Analysis of dephasing mechanisms in a standing-wave dipole trap

We study in detail the mechanisms causing dephasing of hyperfine coherences of cesium atoms confined by a far-off-resonant standing-wave optical dipole trap [S. Kuhr et al., Phys. Rev. Lett. 91, 213002 (2003)]. Using Ramsey-spectroscopy and spin-echo techniques, we measure the reversible and irreversible dephasing times of the ground-state coherences. We present an analytical model to interpret the experimental data and identify the homogeneous and inhomogeneous dephasing mechanisms. Our scheme to prepare and detect the atomic hyperfine state is applied at the level of a single atom as well as for ensembles of up to 50 atoms.

Figure 1

(Color online) Experimental setup.

Figure 2

(Color online) State-selective detection of a single atom. The graphs show the fluorescence signal of the atom during state preparation and detection, binned in time intervals of $5\mathrm{ms}$. The bars above the graphs show the timing of the lasers. Graphs (a)(i) and (b)(i) show the signals of a single atom, prepared in $F=3$ and $F=4$, respectively. Graphs (a)(ii) and (b)(ii) show the added signal of about 150 events.

Figure 3

(Color online) Atom counting. Initial and final numbers of atoms are inferred from their fluorescence in the MOT. Shown are the integrated APD counts binned in time intervals of $1\mathrm{ms}$ and accumulated over 10 repetitions with 20 atoms each.

Figure 4

(Color online) Rabi oscillations on the $\mid F=4,m_F=0⟩\to \mid F=3,m_F=0⟩$ clock transition recorded at a trap depth $U_0=1.0\mathrm{mK}$. Each data point results from 100 shots with about 60 initial atoms.

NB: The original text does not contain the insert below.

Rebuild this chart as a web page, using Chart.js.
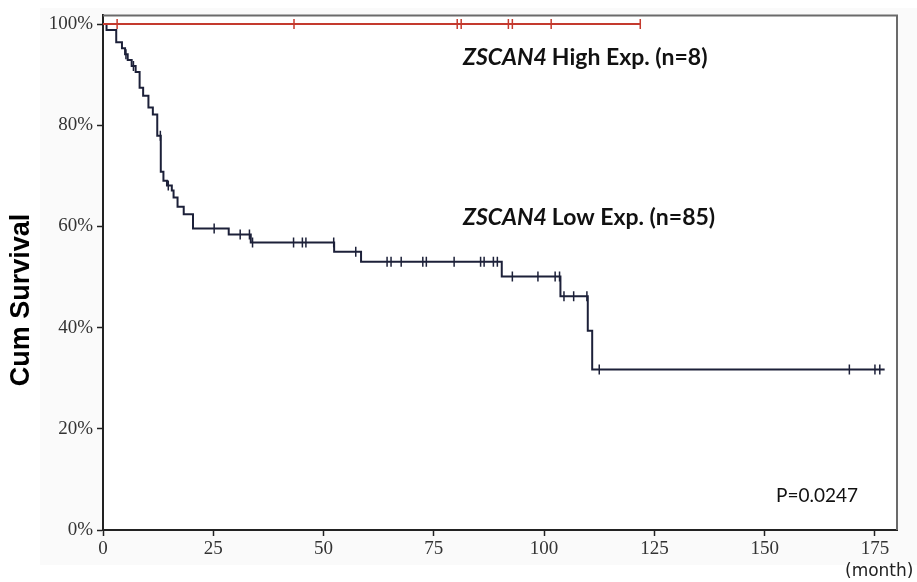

The line is a fit according to Eq. (6).

Figure 5

(Color online) Ramsey fringes recorded for two different trap depths (a) $U_0=0.1\mathrm{mK}$ and (b) $0.04\mathrm{mK}$. Their decay with time constants $T_2^{*}=4.4\pm 0.1\mathrm{ms}$ and $20.4\pm 1.1\mathrm{ms}$, respectively, is governed by inhomogeneous dephasing caused by the energy distribution in the trap. Each data point results from 30 shots with about 50 initial atoms. The damped oscillation is a fit with $P_{3,\text{Ramsey}}\left(t\right)$ and the envelopes are the functions $B\pm A\alpha (t,T_2^{*})$ [see Eqs. (26, 29)].

Figure 6

Spin echoes. Shown are spin echoes recorded for three different trap depths: (a) $U_0=1.0\mathrm{mK}$, (b) $0.1\mathrm{mK}$, and (c) $0.04\mathrm{mK}$. We observe a decrease of the maximum spin-echo amplitude with increasing time of the $\pi$ pulse, with longer decay times in lower trap depths. All spin echoes are fitted using Eq. (37). In (a) and (b), the first curve is a Ramsey signal, recorded with otherwise identical parameters.

Figure 7

(Color online) Decay of the spin echo visibility, extracted from the signals of Fig. 6. The fits (red lines) are the Gaussians of Eq. (45). The dashed and dotted lines are the best and worst case predictions inferred from the measured pointing instability of the trapping laser shown in Fig. 9.

Figure 8

Allan deviation of the intensity fluctuations according to Eq. (47).

Figure 9

(Color online) Measuring the pointing instability. (a) The dipole trap beams having a frequency difference of $\Delta \nu =10\mathrm{MHz}$ are overlapped on a fast photodiode. (b) Allan deviation of the amplitude of the resulting beat signal.